Iamidiot · March 20, 2023, 8:35am

I am using U-net modified as 3D Convolution version. The problem here is that pytorch takes a very large memory size for my 3D U-net. Initially, I only set the training batch size to 2 because of this problem.

torch.cuda.memory_allocated() outputs low memory usage (around 5GB), but torch.cuda.max_memory_allocated() outputs high memory usage (around 36GB).

At first, I thought it was a problem caused by the excessively large size of 3D features stored due to U-net’s skip connection, but it wasn’t. I found that just by performing a 3D convolution of size 128 x 128 x 128, Pytorch allocates a huge cache in memory that is not used by subsequent processes.
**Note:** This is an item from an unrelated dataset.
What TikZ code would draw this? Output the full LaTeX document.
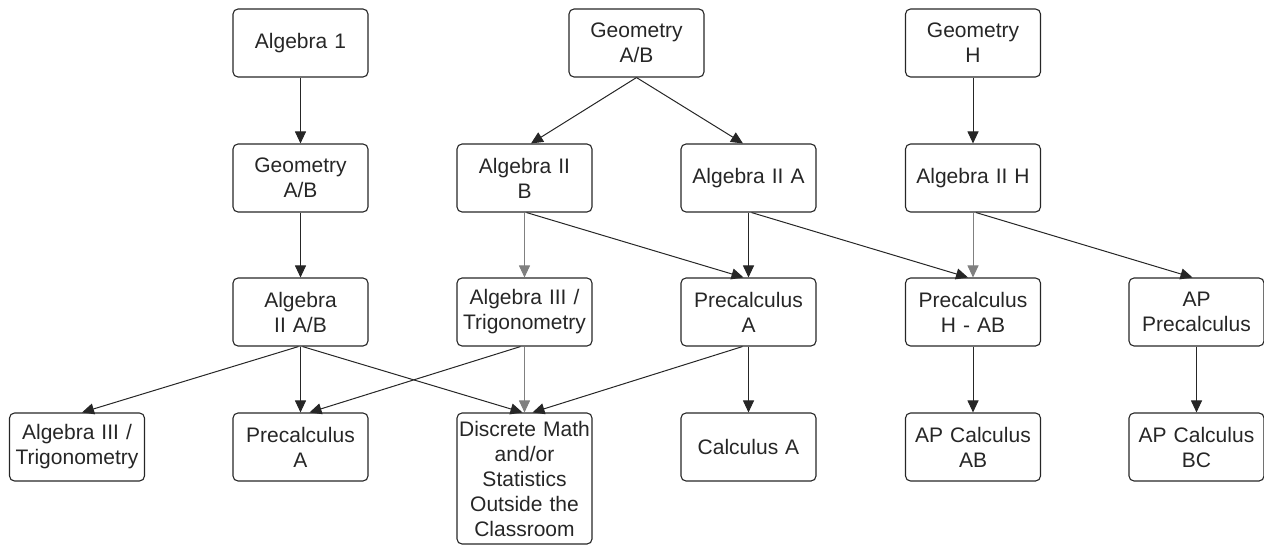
\documentclass[tikz,border=0pt]{standalone}
\usepackage{fontspec}
\setmainfont{Liberation Sans}
\usetikzlibrary{arrows.meta}
\begin{document}
\begin{tikzpicture}[x=1pt,y=-1pt,
  box/.style={draw=black!85, line width=1.1pt, rounded corners=5pt,
    minimum width=135pt, minimum height=68pt, inner sep=0pt, align=center,
    text width=134pt, font=\fontsize{21}{25}\selectfont, text=black!85},
  arr/.style={-{Triangle[length=12pt,width=11pt]}, line width=1pt, draw=black!85},
  garr/.style={arr, draw=black!50}]
\useasboundingbox (0,0) rectangle (1264,546);
% row 1
\node[box] (alg1)  at (300.5,43) {Algebra 1};
\node[box] (geoT)  at (636.5,43) {Geometry\\A/B};
\node[box] (geoH)  at (973,43)   {Geometry\\H};
% row 2
\node[box] (geoAB) at (300.5,178) {Geometry\\A/B};
\node[box] (a2B)   at (524.5,178) {Algebra II\\B};
\node[box] (a2A)   at (748.5,178) {Algebra II A};
\node[box] (a2H)   at (973,178)   {Algebra II H};
% row 3
\node[box] (a2AB)  at (300.5,312) {Algebra\\II A/B};
\node[box] (a3T)   at (524.5,312) {Algebra III /\\Trigonometry};
\node[box] (pcA)   at (748.5,312) {Precalculus\\A};
\node[box] (pcH)   at (973,312)   {Precalculus\\H - AB};
\node[box] (apPc)  at (1196.5,312) {AP\\Precalculus};
% row 4
\node[box] (a3T2)  at (77,447)    {Algebra III /\\Trigonometry};
\node[box] (pcA2)  at (300.5,447) {Precalculus\\A};
\node[box, minimum height=131pt] (disc) at (524.5,478.5) {Discrete Math\\and/or\\Statistics\\Outside the\\Classroom};
\node[box] (calcA) at (748.5,447) {Calculus A};
\node[box] (apAB)  at (973,447)   {AP Calculus\\AB};
\node[box] (apBC)  at (1196.5,447) {AP Calculus\\BC};
% connectors
\draw[arr] (alg1.south) -- (geoAB.north);
\draw[arr] (geoT.south) -- ([xshift=6.5pt]a2B.north);
\draw[arr] (geoT.south) -- ([xshift=-5.5pt]a2A.north);
\draw[arr] (geoH.south) -- (a2H.north);
\draw[arr] (geoAB.south) -- (a2AB.north);
\draw[garr] (a2B.south) -- (a3T.north);
\draw[arr] ([xshift=2pt]a2B.south) -- ([xshift=-5pt]pcA.north);
\draw[arr] (a2A.south) -- (pcA.north);
\draw[arr] ([xshift=3pt]a2A.south) -- ([xshift=-5pt]pcH.north);
\draw[garr] (a2H.south) -- (pcH.north);
\draw[arr] ([xshift=3pt]a2H.south) -- ([xshift=-4pt]apPc.north);
\draw[arr] ([xshift=-2pt]a2AB.south) -- ([xshift=5pt]a3T2.north);
\draw[arr] (a2AB.south) -- (pcA2.north);
\draw[arr] ([xshift=2pt]a2AB.south) -- ([xshift=-2pt]disc.north);
\draw[arr] ([xshift=-4pt]a3T.south) -- ([xshift=9pt]pcA2.north);
\draw[garr] (a3T.south) -- (disc.north);
\draw[arr] ([xshift=-6pt]pcA.south) -- ([xshift=8pt]disc.north);
\draw[arr] (pcA.south) -- (calcA.north);
\draw[arr] (pcH.south) -- (apAB.north);
\draw[arr] (apPc.south) -- (apBC.north);
\end{tikzpicture}
\end{document}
In order to build the network deeper and increase the number of batches, I solved the problem by putting torch.cuda.reset_max_memory_allocated(device), torch.cuda.empty_cache() in the middle of the forward() function, but I don’t think this is nice solution…
Doing torch.cuda.empty_cache() slows down the network.

Why does this cache problem occur?
Is there any better solution?

soulitzer · March 20, 2023, 8:18pm

Maybe what you are seeing is how PyTorch manages memory using the CUDA caching allocator. Even if the program does not subsequently use that region of memory, the memory already allocated by PyTorch would not be returned to the device to avoid excessive cudamalloc/free calls every iteration.

Calling empty_cache can be used to alleviate memory fragmentation, which may also be an issue sometimes, but it does slow down your iterations yes.

Autograd needs to save tensors for backward in order to recompute the backward pass (but not sure what you mean by “not used by subsequent processes”), so if you want to scale your model but are bottlenecked by memory usage, another solution is to use activation checkpointing, which allows you to save fewer activations for backward during forward in exchange for having to recompute them during backward.